Two reports sent to the White House call for broadening the target area to include the region in and around the Pakistani city of Quetta, the Times reported, citing unnamed senior administration officials.
Quetta, located some 70 kilometres from the border with Afghanistan, is the capital of Baluchistan province.
Up to now missile strikes launched by US drones against insurgents who carry out attacks in Afghanistan have been limited to Pakistan's northwestern tribal areas, the Times reports.
"It is fair to say that there is wide agreement to sustain and continue these covert programs," an unnamed senior US administration official told the newspaper.

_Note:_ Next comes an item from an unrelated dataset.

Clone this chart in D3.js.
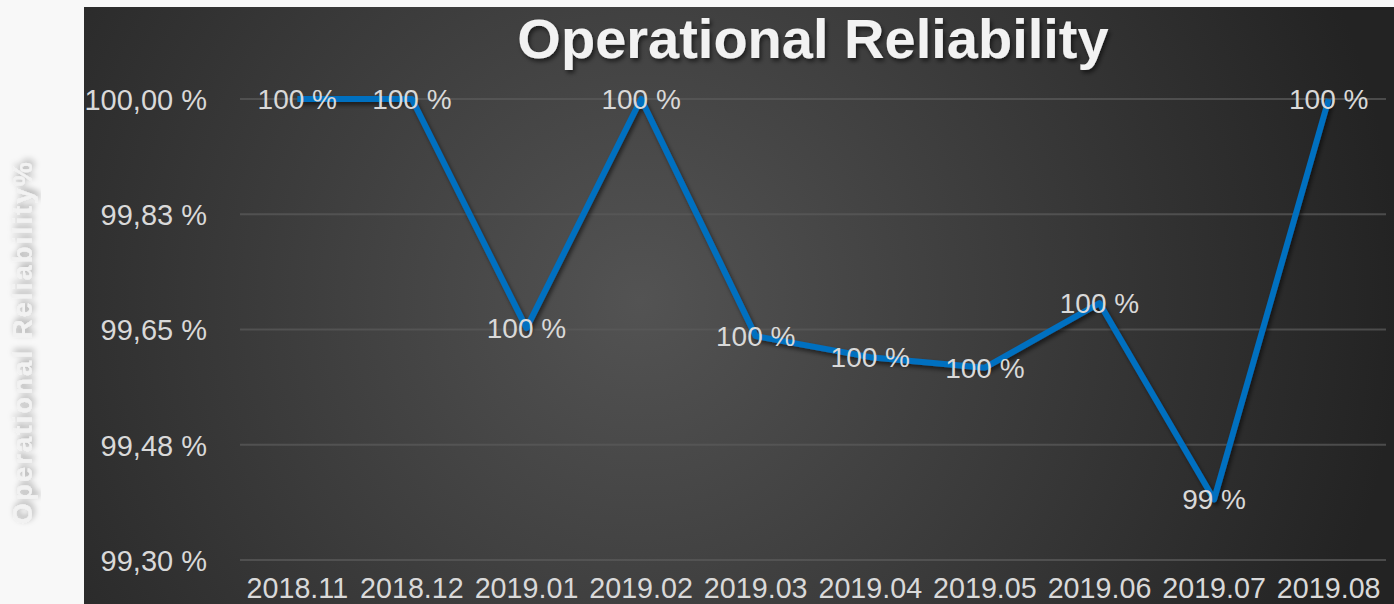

"One of the foundations on which the recommendations to the president will be based is that we've got to sustain the disruption of the safe havens."
On the issue of Baluchistan however, top Obama advisers however are split.
Some fear that such strikes could increase tensions with Pakistan, which said in late February it wanted to discuss ending controversial US drone attacks inside its territory.
Quetta, which has an estimated population of just under one million, is a possible refuge for Taliban leaders who fled Afghanistan after the US-led invasion in late 2001 that toppled the hardline regime.
Unlike the semi-autonomous tribal belt, Baluchistan -- which borders Iran and Afghanistan -- is under the authority of the central government.
Baluchistan province has rich energy resources but is rife with regional insurgency and sectarian violence involving Sunni and Shiite Muslim extremists.
Hundreds of people have died in insurgent unrest in the province since 2004, when rebels began demanding political autonomy and a greater share of profits from Baluchistan's natural resources.
In February John Solecki, a US citizen who headed of the UN refugee agency (UNHCR) in Quetta, was kidnapped in the city. A Baluch rebel group claims to be holding him.